Getting parent node attributes is very slow

Question

Getting parent node attributes is very slow

buddy__a

Hall of Fame

Points: 3222
More actions
May 7, 2012 at 12:59 pm

#260527

I have an XML file that I need to import and insert data in to a table. The XML looks like below:
<EXPORT>
<UNIT UNIT_ID="40001" TYPE="01">
<RDG DT="2012-04-18T19:00:01" V="0.03375" />
....
</UNIT>
<UNIT UNIT_ID="40002" TYPE="01">
<RDG DT="2012-04-18T12:05:15" V="1.22" />
....
</UNIT>
....
</EXPORT>
There are hundreds of UNITs and thousands of readings per unit. I need to get data from both the unit and reading elements to insert in the table. I can use XQuery to get UNIT element data OR RDG element data very fast (in a few seconds) however when I try to get both in one shot like below the query is unusably slow. It was so slow that I left it to go work on something else and forgot about it and about an hour and a half later it was still running. Is there a faster way?
declare @x xml
select @x = CAST(x1 AS XML)
FROM OPENROWSET(
BULK 'EXPORT_DATA.XML',
SINGLE_BLOB) AS T1(x1)
select r.value('parent::UNIT/@UNIT_ID', 'nvarchar(100)'),
r.value('@DT', 'DATETIME'),
r.value('@V', 'nvarchar(10)') as decimal(10, 8)
from @x.nodes('/EXPORT/UNIT/RDG') X(r)

Viewing 7 posts - 1 through 6 (of 6 total)

You must be logged in to reply to this topic. Login to reply

HowardW One Orange Chip Points: 29109 More actions · Answer 1

Traversing parents is really slow in XQuery.

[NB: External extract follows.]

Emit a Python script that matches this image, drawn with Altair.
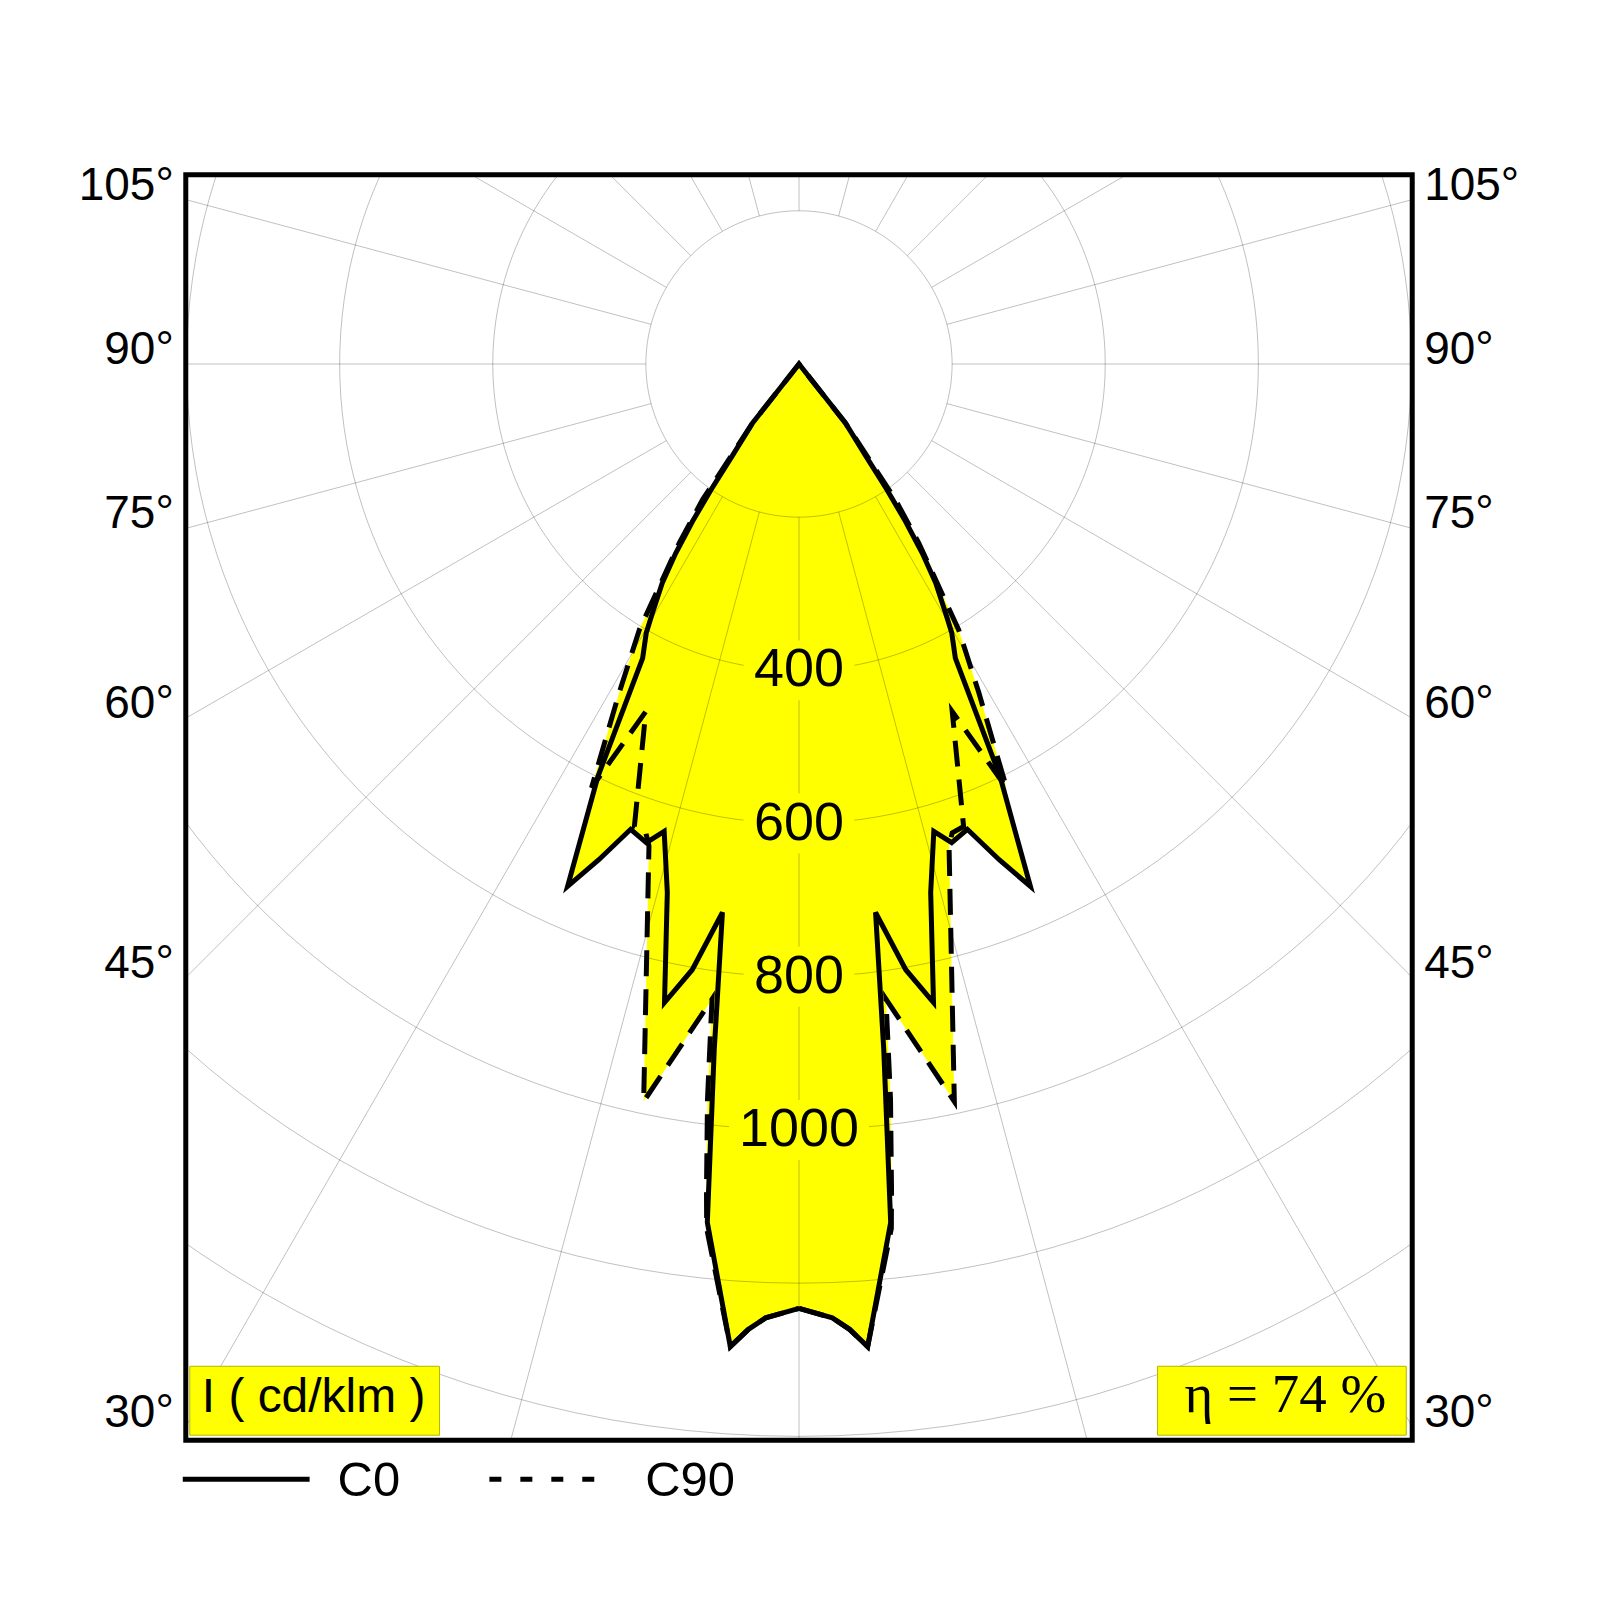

If you're dealing with one massive document, rather than an XML column across many rows, use OPENXML instead, which will, comparatively, smoke it:

DECLARE @XML XML='<EXPORT>

<UNIT UNIT_ID="40001" TYPE="01">

<RDG DT="2012-04-18T19:00:01" V="0.03375" />

....

</UNIT>

<UNIT UNIT_ID="40002" TYPE="01">

<RDG DT="2012-04-18T12:05:15" V="1.22" />

....

</UNIT>

....

</EXPORT>'

declare @idoc int

EXEC sp_xml_preparedocument @idoc OUTPUT, @XML

select *

FROM OPENXML (@idoc, '/EXPORT/UNIT/RDG',1)

WITH (Unit_ID nvarchar(100) '../@UNIT_ID',

DT datetime,

V nvarchar(10))

Mark Cowne One Orange Chip Points: 26967 More actions · Answer 2

This should be quicker

select b.value('@UNIT_ID', 'nvarchar(100)'),

r.value('@DT', 'DATETIME'),

r.value('@V', 'decimal(10, 8) ')

from @x.nodes('/EXPORT/UNIT') A(b)

cross apply A.b.nodes('RDG') X(r)

Have a look at the "Parent Axis" section here

http://msdn.microsoft.com/en-us/library/ms345118(v=sql.90).aspx

____________________________________________________

Deja View - The strange feeling that somewhere, sometime you've optimised this query before

How to get the best help on a forum

http://www.sqlservercentral.com/articles/Best+Practices/61537

HowardW One Orange Chip Points: 29109 More actions · Answer 3

Mark-101232 (5/8/2012)
This should be quicker
select b.value('@UNIT_ID', 'nvarchar(100)'),
r.value('@DT', 'DATETIME'),
r.value('@V', 'decimal(10, 8) ')
from @x.nodes('/EXPORT/UNIT') A(b)
cross apply A.b.nodes('RDG') X(r)

Definitely an improvement, but still more than 20 times slower than OPENXML on my system (I mocked up ~7000 rows to test), so I'd go with OPENXML unless you need to shred multiple documents from an XML column in a table.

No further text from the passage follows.